A couple of days before sitting down to write this, we posted a bouquet by Essex florist Nicki Hedin – aka Flowers From My Garden - on our Instagram page. The dahlias and zinnias burst from the square frame in lustful shades of red and purple, bobbing above a sea of country-green foliage. Someone in the office, a city-dweller all their life, said it felt like looking at the country garden they’d always dreamed of as a child, distilled into one tight bundle of twine-wrapped stems. Someone else said it’s rich colours and subtle wilderness made them think of a naughty romp on a sun-dazed afternoon, stretched out across some rolling hill with only the odd bumble bee for company…
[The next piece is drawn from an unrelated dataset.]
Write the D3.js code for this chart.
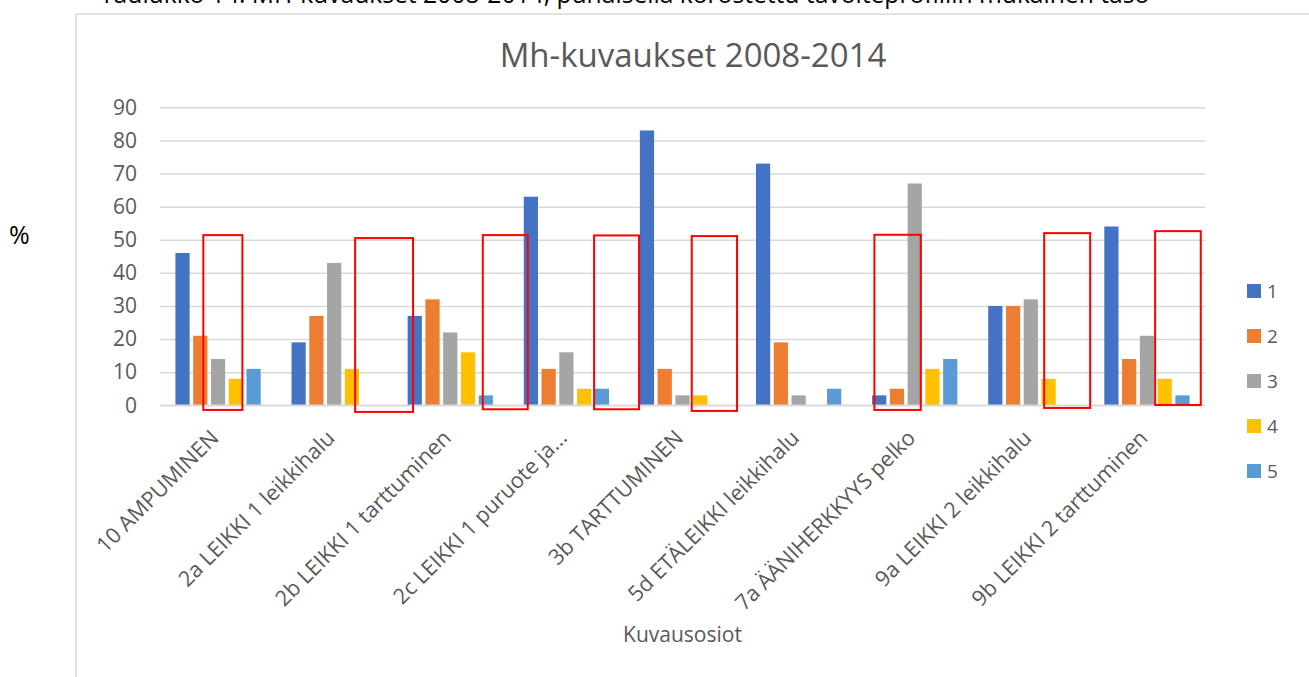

…Which was weird because no sooner had those words left the mouth of this particularly deviant member of the Floom team, a comment popped up under the Instagram post from one of Nicki’s bee-keeping countryside neighbours, saying that her wards always buzz on over to the cutting gardens where Nicki grew these very blooms. A rather more wholesome image I think we can all agree, but also one that offers an insight into just how special Nicki’s floristry is.
You see, unlike many florists, who make the twilight pilgrimage to a trusted flower market each week in search of the finest, freshest flowers, Nicki – with her bucolic gardens - is all about cutting out the middle man. Except the idea of ‘cutting out a middleman’ is gross business-speak that would never cross the mind of someone who made floristry her life in the most (vague pun warning) organic of ways. That’s probably obvious though. For starters there’s the wonderfully shrug-of-the-shoulders name, and then Nicki immediately states that, “floristry started as a hobby and as a way to pay for my plants. I would pick a few bunches to sell at the gate.”
floristry started as a hobby and as a way to pay for my plants. I would pick a few bunches to sell at the gate.
Nicki quickly fell in love with the whole process – “from seed to finished bouquet” – and the fact that the joy she got from creating them would be transmitted to the person who received them. “I love the colours and the way they can change each other when put together,” she says, elaborating on her feelings. “I love it when you find that one special flower that just makes the whole bouquet zing. I love watching the plants grow from seed to early March into small plants ready for May and then it’s such a thrill to see them burst into colour and provide such abundance. Then at the end of the season they provide me with seeds for the next year and so it goes on…”
It’s easy to lose yourself in Nicki’s dreamy eulogizing, which is of course also the case for her showstopper of a garden. There is an order to the two gardens that Nicki tends to, of course, yet somehow the gloriously ramshackle beauty of nature finds a way (as it always does) to thrust itself to the foreground. As Nicki strides with purpose around the beds that house her floral wards, each stem sways gently in the Essex breeze, scattershot bursts of colour dotting the backdrop of rolling hills like splashes on an Impressionist’s canvas. A gentle brook splish-splashes it’s way between the two gardens, around which Nicki forages for twigs and pine cones in the winter (“for wreaths”).
A gentle brook splish-splashes it’s way between the two gardens, around which Nicki forages for twigs and pine cones...
Surveying the abundance of her kingdom like the most benevolent of custodians, Nicki smiles when we ask her what flower she would be if she were one. “An achillea,” she says. “They can be a rainbow of colours. They are also a long-lasting and reliable flower.”